“Quem vai marcar o Mané?” A pergunta, antes capaz de fazer até o zagueiro mais experiente tremer, gerou surpresa naquela tarde de 1977. Ela partiu do craque Nilton Santos, a ‘Enciclopédia do Futebol’, e foi endereçada ao lateral-esquerdo Giru.
 
Para começar, é preciso explicar a história. Nas décadas de 70 e 80, foi montado o Milionários EC, time de futebol que reunia diversos famosos jogadores já aposentados ou em fim de carreira. Em 1977, a equipe foi até Taubaté, cidade a 123km de distância de São Paulo, realizar uma partida de exibição contra uma Seleção da cidade. Naquele dia, ao lado de Garrincha, o Milionários levou ao estádio Joaquinzão nomes históricos, como os campeões mundiais Carlos Alberto Torres, Nilton Santos, Belini e Djalma Santos. Uma verdadeira festa para o público que lotou as arquibancadas.
 
A história é contada por Paulo Ernesto, que atuou pelos taubateanos naquela partida. Segundo ele, o jogo terminou em 1 a 0, com gol de pênalti do próprio Garrincha. Paulo diz que o Joaquinzão, em festa, vibrava a cada jogada dos craques. "Foi uma grande emoção jogarmos com os nossos ídolos, que ainda tinham muito a nos ensinar", diz. Gilsinho, ídolo do Esporte Clube Taubaté, também contou que seu pai, Benício, atuou naquele jogo.
 
Outro que estava nessa partida e lembra com emoção como foi jogar com tantos ídolos é Noel Garcez. O taubateano, no jogo, foi designado a marcar Paraná, histórico ponta do São Paulo. "Eu tinha só 21 anos e o Paraná já estava quase aposentando. Tinha a malícia de profissional, e não me deixava jogar. Pisava no meu pé, tirava a minha chuteira...", conta Noel, hoje com 57 anos. "Foi uma coisa histórica. Nunca podia imaginar que ia enfrentar aqueles cara que eram de Seleção. Foi muito emocionante e gratificante, ver de perto e jogar contra todos aqueles craques", completa.
 
A história surgiu após o Mistau, Museu de Imagem e Som de Taubaté, divulgar uma foto do Anjo das Pernas Tortas atuando no Joaquinzão.
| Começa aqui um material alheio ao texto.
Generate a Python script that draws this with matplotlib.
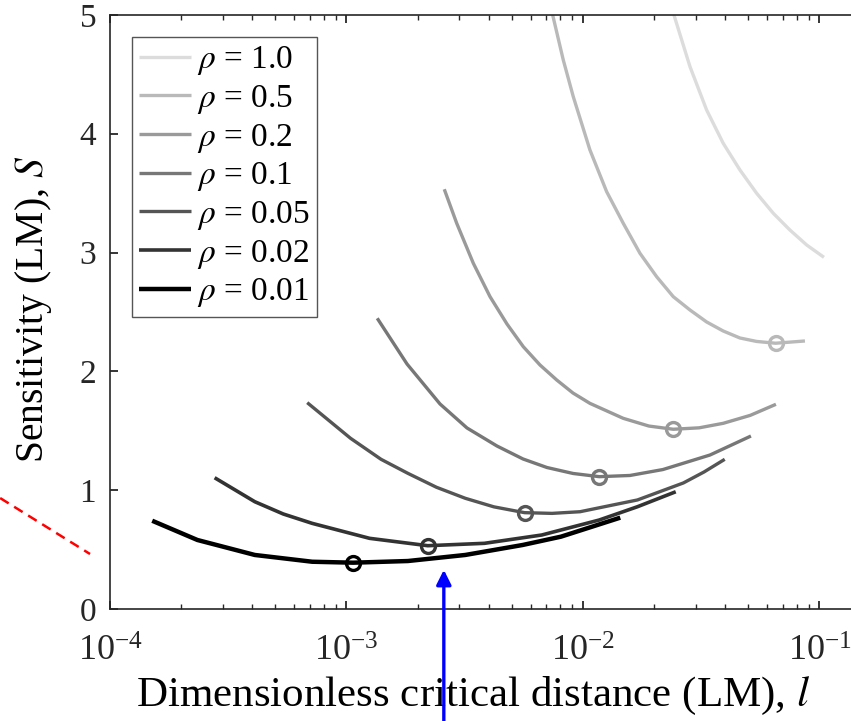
import matplotlib
matplotlib.use("Agg")
import matplotlib.pyplot as plt

plt.rcParams['font.family'] = ['Liberation Serif', 'DejaVu Serif']
plt.rcParams['mathtext.fontset'] = 'stix'

# sensitivity curves S(l) for each correlation coefficient rho
rho_labels = ['1.0', '0.5', '0.2', '0.1', '0.05', '0.02', '0.01']
colors = ['#dcdcdc', '#b9b9b9', '#9a9a9a', '#777777', '#555555', '#333333', '#000000']
widths = [2.4, 2.4, 2.4, 2.4, 2.4, 2.6, 3.2]

l_10 = [2.425e-2, 2.835e-2, 3.334e-2, 3.918e-2, 4.612e-2, 5.426e-2, 6.378e-2,
        7.502e-2, 8.830e-2, 0.1045]
S_10 = [5.0, 4.565, 4.200, 3.920, 3.695, 3.499, 3.331, 3.190, 3.064, 2.960]

l_05 = [7.445e-3, 8.255e-3, 9.10e-3, 1.070e-2, 1.259e-2, 1.480e-2, 1.742e-2,
        2.049e-2, 2.409e-2, 2.834e-2, 3.334e-2, 3.918e-2, 4.612e-2, 5.426e-2,
        6.528e-2, 8.685e-2]
S_05 = [5.0, 4.621, 4.312, 3.864, 3.513, 3.247, 2.994,
        2.797, 2.629, 2.517, 2.416, 2.340, 2.281, 2.252,
        2.237, 2.256]

l_02 = [2.591e-3, 2.924e-3, 3.438e-3, 4.045e-3, 4.771e-3, 5.593e-3, 6.580e-3,
        7.741e-3, 9.073e-3, 1.070e-2, 1.480e-2, 1.90e-2, 2.409e-2, 3.10e-2,
        3.918e-2, 5.10e-2, 6.547e-2]
S_02 = [3.533, 3.247, 2.910, 2.629, 2.399, 2.208, 2.054,
        1.928, 1.818, 1.731, 1.605, 1.540, 1.513, 1.525,
        1.563, 1.630, 1.723]

l_01 = [1.349e-3, 1.803e-3, 2.485e-3, 3.232e-3, 4.329e-3, 5.576e-3, 7.043e-3,
        9.073e-3, 1.172e-2, 1.580e-2, 2.179e-2, 3.443e-2, 5.133e-2]
S_01 = [2.447, 2.062, 1.726, 1.524, 1.372, 1.263, 1.191,
        1.141, 1.114, 1.124, 1.174, 1.296, 1.456]

l_005 = [6.822e-4, 1.040e-3, 1.40e-3, 1.818e-3, 2.40e-3, 3.179e-3, 4.20e-3,
         5.664e-3, 7.40e-3, 9.721e-3, 1.700e-2, 2.658e-2, 3.248e-2, 3.977e-2]
S_005 = [1.737, 1.437, 1.260, 1.142, 1.025, 0.932, 0.860,
         0.811, 0.805, 0.819, 0.918, 1.061, 1.153, 1.260]

l_002 = [2.769e-4, 4.096e-4, 5.40e-4, 7.161e-4, 1.252e-3, 2.207e-3, 3.830e-3,
         6.695e-3, 1.171e-2, 1.700e-2, 2.468e-2]
S_002 = [1.105, 0.903, 0.800, 0.721, 0.595, 0.533, 0.553,
         0.623, 0.749, 0.861, 0.987]

l_001 = [1.508e-4, 2.342e-4, 4.096e-4, 7.161e-4, 1.067e-3, 1.818e-3, 3.179e-3,
         5.559e-3, 8.072e-3, 1.438e-2]
S_001 = [0.743, 0.581, 0.455, 0.398, 0.390, 0.404, 0.455,
         0.539, 0.609, 0.769]

# optimum (minimum S) for each rho, none in range for rho = 1.0
l_opt = [None, 6.528e-2, 2.409e-2, 1.172e-2, 5.664e-3, 2.207e-3, 1.067e-3]
S_opt = [None, 2.237, 1.513, 1.114, 0.811, 0.533, 0.390]

l_all = [l_10, l_05, l_02, l_01, l_005, l_002, l_001]
S_all = [S_10, S_05, S_02, S_01, S_005, S_002, S_001]

# extra guide line and arrow
guide_l = [3.43e-5, 8.23e-5]
guide_S = [0.934, 0.463]
arrow_l = 2.58e-3
arrow_S = 0.33

fig = plt.figure(figsize=(8.51, 7.21), dpi=100)
ax = fig.add_axes([0.1293, 0.1553, 0.8707, 0.824])

for i in range(len(rho_labels)):
    ax.plot(l_all[i], S_all[i], color=colors[i], lw=widths[i],
            label=r'$\rho$ = ' + rho_labels[i], solid_capstyle='butt',
            solid_joinstyle='round')
    if l_opt[i] is not None:
        ax.plot(l_opt[i], S_opt[i], 'o', mfc='none', mec=colors[i],
                mew=2.4, ms=10)

ax.plot(guide_l, guide_S, '--', color='red', lw=1.8, dashes=(4, 2.6), clip_on=False)
ax.annotate('', xy=(arrow_l, arrow_S), xycoords='data',
            xytext=(arrow_l, 0.0), textcoords=('data', 'figure fraction'),
            arrowprops=dict(arrowstyle='-|>', color='blue', lw=2.4,
                            mutation_scale=22, shrinkA=0, shrinkB=0),
            annotation_clip=False)

ax.set_xscale('log')
ax.set_xlim(1e-4, 0.136)
ax.set_ylim(0, 5)
ax.set_yticks([0, 1, 2, 3, 4, 5])

for side in ['top', 'bottom', 'left']:
    ax.spines[side].set_color('#262626')
    ax.spines[side].set_linewidth(1.2)
ax.spines['right'].set_visible(False)
ax.tick_params(which='both', direction='in', top=True, right=False,
               colors='#262626')
ax.tick_params(which='major', length=6, width=1.3)
ax.tick_params(which='minor', length=3.5, width=1.0)
ax.tick_params(axis='x', which='major', pad=19, labelsize=26)
ax.tick_params(axis='y', which='major', pad=10, labelsize=24)

ax.set_xlabel(r'Dimensionless critical distance (LM), $l$', fontsize=31)
ax.set_ylabel(r'Sensitivity (LM), $S$', fontsize=28.5)
ax.xaxis.set_label_coords(0.4905, -0.111)
ax.yaxis.set_label_coords(-0.103, 0.505)
ax.yaxis.label.set_va('center')

leg = ax.legend(loc='upper left', bbox_to_anchor=(132 / 851, 1 - 37 / 721),
                bbox_transform=fig.transFigure, fontsize=24,
                fancybox=False, framealpha=1, edgecolor='#555555',
                handlelength=1.55, handletextpad=0.18, labelspacing=0.17,
                borderpad=0.22, borderaxespad=0)
leg.get_frame().set_linewidth(1.0)

fig.savefig('out.png', dpi=100)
As informações sobre a partida, porém, eram quase nulas. Após muita pesquisa e consulta de fontes, confirmou-se a veracidade da foto, e do confronto.
 
No gramado, Garrincha, já aposentado, era a atração maior do Milionários. “O Mané não anda nada bem, está muito mal fisica e psicologicamente. Vou te pedir um favor: por tudo que o Mané já fez pelo futebol, deixa ele te dar uns dribles. Tudo bem?”, pediu Nilton Santos ao lateral Giru.
 
Em outras palavras: você pode ser o João hoje? O nome João entrou para o folclore do futebol — era como Garrincha tinha o hábito de chamar seus marcadores de "João", independente de quem fosse. Para o eterno camisa sete, não havia preocupação com quem iria marcá-lo. 
 
Garrincha, então com 44 anos, já não tinha a facilidade de driblar de outrora. Realmente, para dar seu costumeiro show nos gramados, seria necessária alguma ajuda. Giru, indignado com o pedido, foi firme na resposta. "Olha, seu Nilton. Eu sei que o Mané é um cara legal, mas eu também tenho um nome a zelar", respondeu. Giru não quis ser mais um João. E mandaram outro dos nossos mortais para marcar o Mané.
 
De fato, Garrincha havia jogado no Joaquinzão - e, contra ele, o único zagueiro da história que recebeu um pedido para facilitar o jogo para um dos maiores atletas de todos os tempos.